Dans le chapitre 7 , Clarisse Fordant s’attaque à une controverse française sur les statistiques ethno- raciales dans les années 80. Il ya eu à ce sujet des débats houleux dit-elle. Le développement de l’enquête fait appel à diverses interprétations, dont il n’est pas question de s’occuper dans ce compte-rendu. Les limites de la statistique sont la pierre d’achoppement. On peut déceler des enjeux épistémologiques et méthodologiques dans ces controverses. Les débats, loin d’être clo,s se sont réactualisés dans les années 90.

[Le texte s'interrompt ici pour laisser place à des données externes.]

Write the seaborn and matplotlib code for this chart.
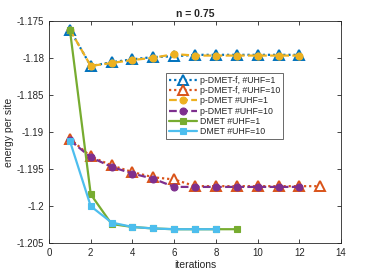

Enfin, Yves Gingras décrit, dans le chapitre 8, une controverse entre sociologues des sciences. Certes les désaccords sont très fréquents en sciences humaines et sociales. C’est le cas de la controverse entre « constructivistes ». Pour Yves Gingras, la dynamique des controverses est liée aux stratégies de visibilité des chercheurs en SHS. Il explique ainsi le conflit entre les sociologues des sciences « constructivistes », personnifié notamment dans l’opposition entre David Bloor et Bruno Latour au sujet de l’usage du principe de symétrie dans l’étude des faits scientifiques, qui peut naître de « la structure argumentative » des textes. Et si les sociologues « constructivistes » ne se comprennent plus, ce n’est pas simplement parce que certains d’entre eux lisent mal les analyses de leurs homologues. En résumé : un livre intéressant à lire calmement.